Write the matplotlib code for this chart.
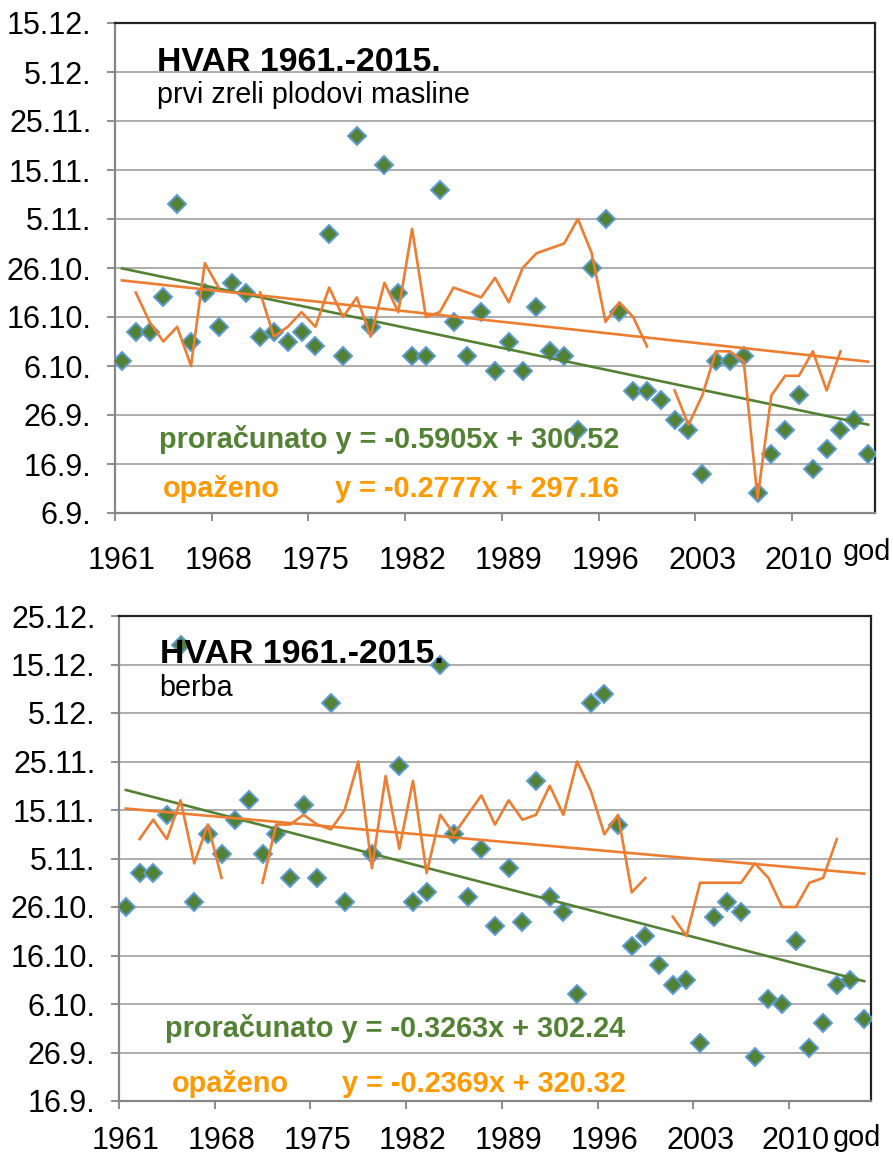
import numpy as np
import matplotlib
matplotlib.use('Agg')
import matplotlib.pyplot as plt

plt.rcParams['font.family'] = ['Liberation Sans', 'DejaVu Sans']

nan = np.nan
years = list(range(1961, 2016))

# ---- panel 1: first ripe olives (day of year) ----
ripe_calc = [280, 286, 286, 293, 312, 284, 294, 287, 296, 294,
             285, 286, 284, 286, 283, 306, 281, 326, 287, 320,
             294, 281, 281, 315, 288, 281, 290, 278, 284, 278,
             291, 282, 281, 266, 299, 309, 290, 274, 274, 272,
             268, 266, 257, 280, 280, 281, 253, 261, 266, 273,
             258, 262, 266, 268, 261]
ripe_obs = [nan, 294, 288, 284, 287, 279, 300, 295, nan, nan,
            294, 285, 287, 290, 287, 295, 289, 293, 285, 296,
            290, 307, 289, 290, 295, 294, 293, 297, 292, 299,
            302, 303, 304, 309, 302, 288, 292, 289, 283, nan,
            274, 267, 273, 282, 282, 280, 252, 273, 277, 277,
            282, 274, 282, nan, nan]
ripe_yticks = [249, 259, 269, 279, 289, 299, 309, 319, 329, 339, 349]
ripe_ylabels = ['6.9.', '16.9.', '26.9.', '6.10.', '16.10.', '26.10.',
                '5.11.', '15.11.', '25.11.', '5.12.', '15.12.']

# ---- panel 2: harvest (day of year) ----
harv_calc = [299, 306, 306, 318, 353, 300, 314, 310, 317, 321,
             310, 314, 305, 320, 305, 341, 300, nan, 310, nan,
             328, 300, 302, 349, 314, 301, 311, 295, 307, 296,
             325, 301, 298, 281, 341, 343, 316, 291, 293, 287,
             283, 284, 271, 297, 300, 298, 268, 280, 279, 292,
             270, 275, 283, 284, 276]
harv_obs = [nan, 313, 317, 313, 321, 308, 316, 305, nan, nan,
            304, 316, 316, 318, 316, 315, 319, 329, 307, 326,
            311, 325, 306, 318, 314, 318, 322, 316, 321, 317,
            318, 324, 318, 329, 323, 314, 318, 302, 305, nan,
            297, 293, 304, 304, 304, 304, 308, 305, 299, 299,
            304, 305, 313, nan, nan]
harv_yticks = [259, 269, 279, 289, 299, 309, 319, 329, 339, 349, 359]
harv_ylabels = ['16.9.', '26.9.', '6.10.', '16.10.', '26.10.', '5.11.',
                '15.11.', '25.11.', '5.12.', '15.12.', '25.12.']

xtick_labels = ['1961', '1968', '1975', '1982', '1989', '1996', '2003', '2010']

title = 'HVAR 1961.-2015.'
sub1 = 'prvi zreli plodovi masline'
sub2 = 'berba'
eq1_calc = 'proračunato y = -0.5905x + 300.52'
eq1_obs = 'y = -0.2777x + 297.16'
eq2_calc = 'proračunato y = -0.3263x + 302.24'
eq2_obs = 'y = -0.2369x + 320.32'
obs_label = 'opaženo'
xunit = 'god'

GREEN = '#548235'
BLUE_EDGE = '#5B9BD5'
ORANGE = '#ED7D31'
ORANGE_TXT = '#FF9900'
GRID = '#A0A0A0'
AXGRAY = '#868686'

TICK_FS = 22
EQ_FS = 20.8
TITLE_FS = 24.4
SUB_FS = 20.7

W, H = 893, 1158
fig = plt.figure(figsize=(W / 100, H / 100), dpi=100)


def px_axes(l, t, r, b):
    return fig.add_axes([l / W, 1 - b / H, (r - l) / W, (b - t) / H])


def ftext(x, y, s, **kw):
    fig.text(x / W, 1 - y / H, s, va='baseline', ha='left', zorder=10, **kw)


def panel(box, calc, obs, yticks, ylabels, xpad):
    ax = px_axes(*box)
    n = len(years)
    x = np.arange(n) + 0.5
    calc = np.array(calc, float)
    obs = np.array(obs, float)
    ax.set_xlim(0, n)
    ax.set_ylim(yticks[0], yticks[-1])
    ax.set_yticks(yticks)
    ax.set_yticklabels(ylabels)
    ax.grid(axis='y', color=GRID, lw=1.2, zorder=0)
    ax.set_axisbelow(True)

    xt = [years.index(int(s)) + 0.5 for s in xtick_labels]
    ax.set_xticks(xt)
    ax.set_xticklabels(xtick_labels)
    ax.set_xticks(np.arange(0, n, 7), minor=True)
    ax.tick_params(axis='x', which='major', length=0, pad=xpad, labelsize=TICK_FS)
    ax.tick_params(axis='x', which='minor', length=6, width=1.3, color=AXGRAY,
                   direction='out')
    ax.tick_params(axis='y', which='major', length=6, width=1.3, color=AXGRAY,
                   direction='out', pad=11, labelsize=TICK_FS)

    for s in ['left', 'bottom']:
        ax.spines[s].set_color(AXGRAY)
        ax.spines[s].set_linewidth(1.6)
    for s in ['top', 'right']:
        ax.spines[s].set_color('#222222')
        ax.spines[s].set_linewidth(1.6)

    ax.plot(x, calc, ls='none', marker='D', ms=9.6, mfc=GREEN, mec=BLUE_EDGE,
            mew=1.4, zorder=3)
    ax.plot(x, obs, color=ORANGE, lw=1.9, zorder=5)

    m = ~np.isnan(calc)
    pc = np.polyfit(x[m], calc[m], 1)
    mo = ~np.isnan(obs)
    po = np.polyfit(x[mo], obs[mo], 1)
    xe = x[[0, -1]]
    ax.plot(xe, np.polyval(pc, xe), color=GREEN, lw=1.9, zorder=4)
    ax.plot(xe, np.polyval(po, xe), color=ORANGE, lw=1.9, zorder=6)
    return ax


panel((115, 23, 875, 513), ripe_calc, ripe_obs, ripe_yticks, ripe_ylabels, 24)
panel((119, 616, 871, 1101), harv_calc, harv_obs, harv_yticks, harv_ylabels, 18)

# texts panel 1
ftext(157, 71, title, fontsize=TITLE_FS, fontweight='bold', color='black')
ftext(157, 103, sub1, fontsize=SUB_FS, color='black')
ftext(159, 448, eq1_calc, fontsize=EQ_FS, fontweight='bold', color=GREEN)
ftext(163, 497, obs_label, fontsize=EQ_FS, fontweight='bold', color=ORANGE_TXT)
ftext(335, 497, eq1_obs, fontsize=EQ_FS, fontweight='bold', color=ORANGE_TXT)
ftext(843, 560, xunit, fontsize=20.8, color='black')

# texts panel 2
ftext(160, 663, title, fontsize=TITLE_FS, fontweight='bold', color='black')
ftext(159, 696, sub2, fontsize=SUB_FS, color='black')
ftext(165, 1037, eq2_calc, fontsize=EQ_FS, fontweight='bold', color=GREEN)
ftext(172, 1092, obs_label, fontsize=EQ_FS, fontweight='bold', color=ORANGE_TXT)
ftext(342, 1092, eq2_obs, fontsize=EQ_FS, fontweight='bold', color=ORANGE_TXT)
ftext(833, 1146, xunit, fontsize=20.8, color='black')

fig.savefig('out.png', dpi=100)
───
• **Task description**: Write out again every line above exactly as given; the pictures do not belong in the copy.

• **Result**:
Write the matplotlib code for this chart.
import numpy as np
import matplotlib
matplotlib.use('Agg')
import matplotlib.pyplot as plt

plt.rcParams['font.family'] = ['Liberation Sans', 'DejaVu Sans']

nan = np.nan
years = list(range(1961, 2016))

# ---- panel 1: first ripe olives (day of year) ----
ripe_calc = [280, 286, 286, 293, 312, 284, 294, 287, 296, 294,
             285, 286, 284, 286, 283, 306, 281, 326, 287, 320,
             294, 281, 281, 315, 288, 281, 290, 278, 284, 278,
             291, 282, 281, 266, 299, 309, 290, 274, 274, 272,
             268, 266, 257, 280, 280, 281, 253, 261, 266, 273,
             258, 262, 266, 268, 261]
ripe_obs = [nan, 294, 288, 284, 287, 279, 300, 295, nan, nan,
            294, 285, 287, 290, 287, 295, 289, 293, 285, 296,
            290, 307, 289, 290, 295, 294, 293, 297, 292, 299,
            302, 303, 304, 309, 302, 288, 292, 289, 283, nan,
            274, 267, 273, 282, 282, 280, 252, 273, 277, 277,
            282, 274, 282, nan, nan]
ripe_yticks = [249, 259, 269, 279, 289, 299, 309, 319, 329, 339, 349]
ripe_ylabels = ['6.9.', '16.9.', '26.9.', '6.10.', '16.10.', '26.10.',
                '5.11.', '15.11.', '25.11.', '5.12.', '15.12.']

# ---- panel 2: harvest (day of year) ----
harv_calc = [299, 306, 306, 318, 353, 300, 314, 310, 317, 321,
             310, 314, 305, 320, 305, 341, 300, nan, 310, nan,
             328, 300, 302, 349, 314, 301, 311, 295, 307, 296,
             325, 301, 298, 281, 341, 343, 316, 291, 293, 287,
             283, 284, 271, 297, 300, 298, 268, 280, 279, 292,
             270, 275, 283, 284, 276]
harv_obs = [nan, 313, 317, 313, 321, 308, 316, 305, nan, nan,
            304, 316, 316, 318, 316, 315, 319, 329, 307, 326,
            311, 325, 306, 318, 314, 318, 322, 316, 321, 317,
            318, 324, 318, 329, 323, 314, 318, 302, 305, nan,
            297, 293, 304, 304, 304, 304, 308, 305, 299, 299,
            304, 305, 313, nan, nan]
harv_yticks = [259, 269, 279, 289, 299, 309, 319, 329, 339, 349, 359]
harv_ylabels = ['16.9.', '26.9.', '6.10.', '16.10.', '26.10.', '5.11.',
                '15.11.', '25.11.', '5.12.', '15.12.', '25.12.']

xtick_labels = ['1961', '1968', '1975', '1982', '1989', '1996', '2003', '2010']

title = 'HVAR 1961.-2015.'
sub1 = 'prvi zreli plodovi masline'
sub2 = 'berba'
eq1_calc = 'proračunato y = -0.5905x + 300.52'
eq1_obs = 'y = -0.2777x + 297.16'
eq2_calc = 'proračunato y = -0.3263x + 302.24'
eq2_obs = 'y = -0.2369x + 320.32'
obs_label = 'opaženo'
xunit = 'god'

GREEN = '#548235'
BLUE_EDGE = '#5B9BD5'
ORANGE = '#ED7D31'
ORANGE_TXT = '#FF9900'
GRID = '#A0A0A0'
AXGRAY = '#868686'

TICK_FS = 22
EQ_FS = 20.8
TITLE_FS = 24.4
SUB_FS = 20.7

W, H = 893, 1158
fig = plt.figure(figsize=(W / 100, H / 100), dpi=100)


def px_axes(l, t, r, b):
    return fig.add_axes([l / W, 1 - b / H, (r - l) / W, (b - t) / H])


def ftext(x, y, s, **kw):
    fig.text(x / W, 1 - y / H, s, va='baseline', ha='left', zorder=10, **kw)


def panel(box, calc, obs, yticks, ylabels, xpad):
    ax = px_axes(*box)
    n = len(years)
    x = np.arange(n) + 0.5
    calc = np.array(calc, float)
    obs = np.array(obs, float)
    ax.set_xlim(0, n)
    ax.set_ylim(yticks[0], yticks[-1])
    ax.set_yticks(yticks)
    ax.set_yticklabels(ylabels)
    ax.grid(axis='y', color=GRID, lw=1.2, zorder=0)
    ax.set_axisbelow(True)

    xt = [years.index(int(s)) + 0.5 for s in xtick_labels]
    ax.set_xticks(xt)
    ax.set_xticklabels(xtick_labels)
    ax.set_xticks(np.arange(0, n, 7), minor=True)
    ax.tick_params(axis='x', which='major', length=0, pad=xpad, labelsize=TICK_FS)
    ax.tick_params(axis='x', which='minor', length=6, width=1.3, color=AXGRAY,
                   direction='out')
    ax.tick_params(axis='y', which='major', length=6, width=1.3, color=AXGRAY,
                   direction='out', pad=11, labelsize=TICK_FS)

    for s in ['left', 'bottom']:
        ax.spines[s].set_color(AXGRAY)
        ax.spines[s].set_linewidth(1.6)
    for s in ['top', 'right']:
        ax.spines[s].set_color('#222222')
        ax.spines[s].set_linewidth(1.6)

    ax.plot(x, calc, ls='none', marker='D', ms=9.6, mfc=GREEN, mec=BLUE_EDGE,
            mew=1.4, zorder=3)
    ax.plot(x, obs, color=ORANGE, lw=1.9, zorder=5)

    m = ~np.isnan(calc)
    pc = np.polyfit(x[m], calc[m], 1)
    mo = ~np.isnan(obs)
    po = np.polyfit(x[mo], obs[mo], 1)
    xe = x[[0, -1]]
    ax.plot(xe, np.polyval(pc, xe), color=GREEN, lw=1.9, zorder=4)
    ax.plot(xe, np.polyval(po, xe), color=ORANGE, lw=1.9, zorder=6)
    return ax


panel((115, 23, 875, 513), ripe_calc, ripe_obs, ripe_yticks, ripe_ylabels, 24)
panel((119, 616, 871, 1101), harv_calc, harv_obs, harv_yticks, harv_ylabels, 18)

# texts panel 1
ftext(157, 71, title, fontsize=TITLE_FS, fontweight='bold', color='black')
ftext(157, 103, sub1, fontsize=SUB_FS, color='black')
ftext(159, 448, eq1_calc, fontsize=EQ_FS, fontweight='bold', color=GREEN)
ftext(163, 497, obs_label, fontsize=EQ_FS, fontweight='bold', color=ORANGE_TXT)
ftext(335, 497, eq1_obs, fontsize=EQ_FS, fontweight='bold', color=ORANGE_TXT)
ftext(843, 560, xunit, fontsize=20.8, color='black')

# texts panel 2
ftext(160, 663, title, fontsize=TITLE_FS, fontweight='bold', color='black')
ftext(159, 696, sub2, fontsize=SUB_FS, color='black')
ftext(165, 1037, eq2_calc, fontsize=EQ_FS, fontweight='bold', color=GREEN)
ftext(172, 1092, obs_label, fontsize=EQ_FS, fontweight='bold', color=ORANGE_TXT)
ftext(342, 1092, eq2_obs, fontsize=EQ_FS, fontweight='bold', color=ORANGE_TXT)
ftext(833, 1146, xunit, fontsize=20.8, color='black')

fig.savefig('out.png', dpi=100)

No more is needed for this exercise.